(Kiev) L’Ukraine et les séparatistes prorusses ont annoncé mardi le début du retrait de leurs troupes dans un secteur clé de la ligne de front dans l’est du pays, suscitant à Kiev des craintes de «capitulation» face à la Russie.

Le recul des troupes dans trois petits secteurs de la ligne de front est une condition préalable posée par la Russie pour le déroulement à Paris d’un sommet dit de format de Normandie, et visant à relancer le processus de paix.  

Repoussée à plusieurs reprises en raison des échanges de tirs dans cette zone, l’opération a finalement commencé mardi près de Zoloté, une localité de la région orientale ukrainienne de Lougansk, sans aucune annonce préalable et sans la présence de médias.

«Le processus de désengagement a commencé des deux côtés», a déclaré l’armée ukrainienne dans un communiqué.  

Cette information a été confirmée par les séparatistes au pouvoir à Lougansk et par l’Organisation pour la sécurité et la coopération en Europe (OSCE), qui dispose d’une mission d’observation sur le terrain.  

«Je pense que nous nous sommes fortement rapprochés» d’un sommet «dans le format de Normandie», a déclaré dans la soirée à l’agence Interfax-Ukraine le président ukrainien Volodymyr Zelensky.  

Moscou a salué l’annonce appelant à entamer sans délai la même opération à Petrivské, dernier des trois secteurs concernés. «Après quoi, sans perdre la vitesse, (il faut) lancer les préparatifs pour le sommet de Normandie», a déclaré Vladislav Sourkov, un conseiller de Vladimir Poutine, cité par l’agence Tass.  

Le désengagement, censé durer trois jours, se traduit par l’éloignement simultané d’un kilomètre de leurs positions actuelles des forces des belligérants, en vertu d’un accord signé en 2016 mais qui n’avait alors pas été appliqué.  

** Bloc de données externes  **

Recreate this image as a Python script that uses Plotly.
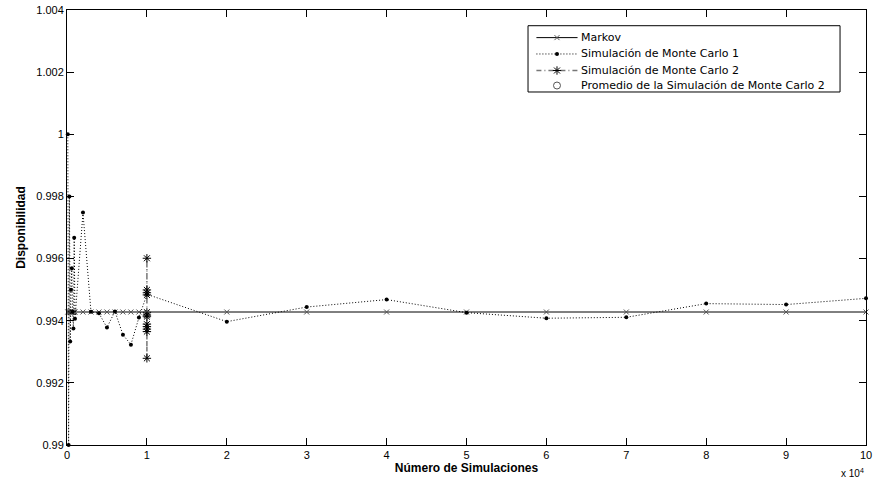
import plotly.graph_objects as go

# ---- data ----
sim_x = [100, 200, 300, 400, 500, 600, 700, 800, 900, 1000,
         2000, 3000, 4000, 5000, 6000, 7000, 8000, 9000, 10000,
         20000, 30000, 40000, 50000, 60000, 70000, 80000, 90000, 100000]
markov_value = 0.99428
mc1_y = [1.0, 0.99, 0.998, 0.99333, 0.995, 0.99569, 0.99429, 0.99375, 0.99667, 0.99406,
         0.99748, 0.99429, 0.99424, 0.99378, 0.9943, 0.99355, 0.99323, 0.9941, 0.99485,
         0.99397, 0.99444, 0.99468, 0.99426, 0.99408, 0.99411, 0.99455, 0.99452, 0.99472]
mc2_x = [10000] * 12
mc2_y = [0.99499, 0.99413, 0.99601, 0.99381, 0.9949, 0.99279,
         0.99427, 0.99365, 0.99483, 0.99389, 0.99418, 0.99373]
prom_x = [10000]
prom_y = [0.99418]

series_names = ["Markov", "Simulación de Monte Carlo 1",
                "Simulación de Monte Carlo 2", "Promedio de la Simulación de Monte Carlo 2"]

x_tickvals = [0, 10000, 20000, 30000, 40000, 50000, 60000, 70000, 80000, 90000, 100000]
x_ticktext = ["0", "1", "2", "3", "4", "5", "6", "7", "8", "9", "10"]
y_tickvals = [0.99, 0.992, 0.994, 0.996, 0.998, 1.0, 1.002, 1.004]
y_ticktext = ["0.99", "0.992", "0.994", "0.996", "0.998", "1", "1.002", "1.004"]

FONT = "Liberation Sans Narrow, Liberation Sans, Arial, sans-serif"
LEG_FONT = "DejaVu Sans, Verdana, sans-serif"

# styles
st_markov = dict(line=dict(color="black", width=1),
                 marker=dict(symbol="x-thin", size=5, color="#555555",
                             line=dict(color="#555555", width=1)))
st_mc1 = dict(line=dict(color="black", width=1, dash="1px,2px"),
              marker=dict(symbol="circle", size=4, color="black"))
st_mc2 = dict(line=dict(color="#777777", width=1.5, dash="5px,3px,1px,3px"),
              marker=dict(symbol="asterisk-open", size=7, color="black",
                          line=dict(color="black", width=1)))
st_prom = dict(marker=dict(symbol="circle-open", size=7, color="#555555",
                           line=dict(color="#555555", width=1)))

fig = go.Figure()
fig.add_trace(go.Scatter(x=sim_x, y=[markov_value] * len(sim_x), name=series_names[0],
                         mode="lines+markers", cliponaxis=False, showlegend=False, **st_markov))
fig.add_trace(go.Scatter(x=sim_x, y=mc1_y, name=series_names[1],
                         mode="lines+markers", cliponaxis=False, showlegend=False, **st_mc1))
fig.add_trace(go.Scatter(x=mc2_x, y=mc2_y, name=series_names[2],
                         mode="lines+markers", cliponaxis=False, showlegend=False, **st_mc2))
fig.add_trace(go.Scatter(x=prom_x, y=prom_y, name=series_names[3],
                         mode="markers", cliponaxis=False, showlegend=False, **st_prom))

# ---- hand-built legend (MATLAB style), in plot-fraction coordinates ----
leg_x0, leg_x1, leg_y0, leg_y1 = 0.577, 0.9675, 0.8115, 0.9639
row_y = [0.9365, 0.8989, 0.8609, 0.8264]
samp_x0, samp_x1, text_x = 0.5875, 0.639, 0.641
samp_mid = (samp_x0 + samp_x1) / 2
fig.add_shape(type="rect", xref="paper", yref="paper", x0=leg_x0, x1=leg_x1,
              y0=leg_y0, y1=leg_y1, line=dict(color="black", width=1),
              fillcolor="rgba(0,0,0,0)")
for i, st in enumerate([st_markov, st_mc1, st_mc2]):
    fig.add_trace(go.Scatter(x=[samp_x0, samp_x1], y=[row_y[i]] * 2, mode="lines",
                             line=st["line"], xaxis="x2", yaxis="y2",
                             showlegend=False, hoverinfo="skip"))
for i, st in enumerate([st_markov, st_mc1, st_mc2, st_prom]):
    fig.add_trace(go.Scatter(x=[samp_mid], y=[row_y[i]], mode="markers",
                             marker=st["marker"], xaxis="x2", yaxis="y2",
                             showlegend=False, hoverinfo="skip"))
    fig.add_annotation(text=series_names[i], xref="paper", yref="paper",
                       x=text_x, y=row_y[i], xanchor="left", yanchor="middle",
                       showarrow=False, font=dict(family=LEG_FONT, size=11, color="black"))

axis_common = dict(ticks="inside", ticklen=7, tickcolor="black", mirror="ticks",
                   showline=True, linecolor="black", linewidth=1, showgrid=False,
                   zeroline=False, automargin=False, tickfont=dict(family=FONT, size=11))

fig.update_layout(
    width=876, height=482,
    margin=dict(l=67, r=10, t=10, b=37, autoexpand=False),
    paper_bgcolor="white", plot_bgcolor="white",
    font=dict(family=FONT, size=11, color="black"),
    showlegend=False,
    xaxis=dict(range=[0, 100000], tickvals=x_tickvals, ticktext=x_ticktext,
               title=dict(text="<b>Número de Simulaciones</b>",
                          font=dict(family=FONT, size=12), standoff=2),
               **axis_common),
    yaxis=dict(range=[0.99, 1.004], tickvals=y_tickvals, ticktext=y_ticktext,
               title=dict(text="<b>Disponibilidad</b>",
                          font=dict(family=FONT, size=12), standoff=8),
               **axis_common),
    xaxis2=dict(overlaying="x", range=[0, 1], visible=False, fixedrange=True),
    yaxis2=dict(overlaying="y", range=[0, 1], visible=False, fixedrange=True),
)
fig.add_annotation(text="x 10<sup>4</sup>", xref="paper", yref="paper",
                   x=1.0, y=0, xanchor="right", yanchor="top", yshift=-20,
                   showarrow=False, font=dict(family=FONT, size=10))

fig.write_html("out.html", config={"displayModeBar": False},
               post_script="document.body.style.margin='0';document.body.style.overflow='hidden';")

Prônée par le président Zelensky, qui s’empresse à rétablir la paix dans son pays depuis son élection en avril, cette idée a pourtant provoqué ces dernières semaines de vives protestations à Kiev, notamment dans les milieux patriotiques et parmi des anciens combattants de la guerre contre les séparatistes.  

Zelensky critiqué

Une organisation nationaliste a même déployé ses militants à Zoloté pour empêcher un éventuel recul des troupes ukrainiennes.

AFP

Volodymyr Zelensky

M. Zelensky s’est à plusieurs reprises rendu sur les lieux, en particulier deux jours la semaine dernière. Il y a rencontré des militaires, des protestataires nationalistes et la population dont au moins une partie est opposée au recul des soldats ukrainiens, craignant que les séparatistes ne s’y substituent.  

«Certains entretiens se sont avérés chargés d’émotions, mais je suis prêt à continuer à discuter et à chercher l’entente», a fait savoir M. Zelensky dans un communiqué samedi, à l’issue de ce déplacement. «Nous devons chercher des voies pour mettre fin à la guerre. Mais pas à tout prix […] Aucune capitulation n’aura lieu», a-t-il encore lancé.

Tous n’ont pas été convaincus.  

«Les dirigeants ukrainiens acceptent toutes les conditions posées par le Kremlin» pour obtenir une rencontre avec Vladimir Poutine, a accusé sur Facebook la députée prooccidentale Ivanna Klympouch-Tsyntsadzé. «Ce n’est pas une voie vers la paix mais une capitulation face au Kremlin».  

Un autre parlementaire pro-occidental, la star du rock ukrainien Sviatoslav Vakartchouk, a critiqué «l’erreur du président». «Le recul des troupes sans respect du cessez-le-feu total de sept jours est inadmissible», a-t-il écrit sur Facebook, alors que le ministère de la Défense faisait encore samedi état de tirs séparatistes à Zoloté.  

À l’appel d’anciens combattants et des nationalistes, quelque 300 Ukrainiens ont protesté dans la soirée devant la présidence contre le retrait des troupes en scandant : «Non à la capitulation!».

L’Ukraine est en proie depuis plus de cinq ans à un conflit militaire avec les rebelles pro-russes, soutenus par Moscou, qui a fait près de 13 000 morts. Malgré une baisse considérable de l’intensité des violences depuis des accords de paix en 2015, le processus de règlement politique est au point mort.  

Les sommets de format de Normandie qui réunissent les présidents ukrainien, russe, français et la chancelière allemande sont paralysés depuis 2016. Une nouvelle réunion des quatre dirigeants a été annoncée par la France pour septembre, mais n’a jamais eu lieu. Mardi, Kiev a dit «espérer» qu’elle pourrait se dérouler en novembre.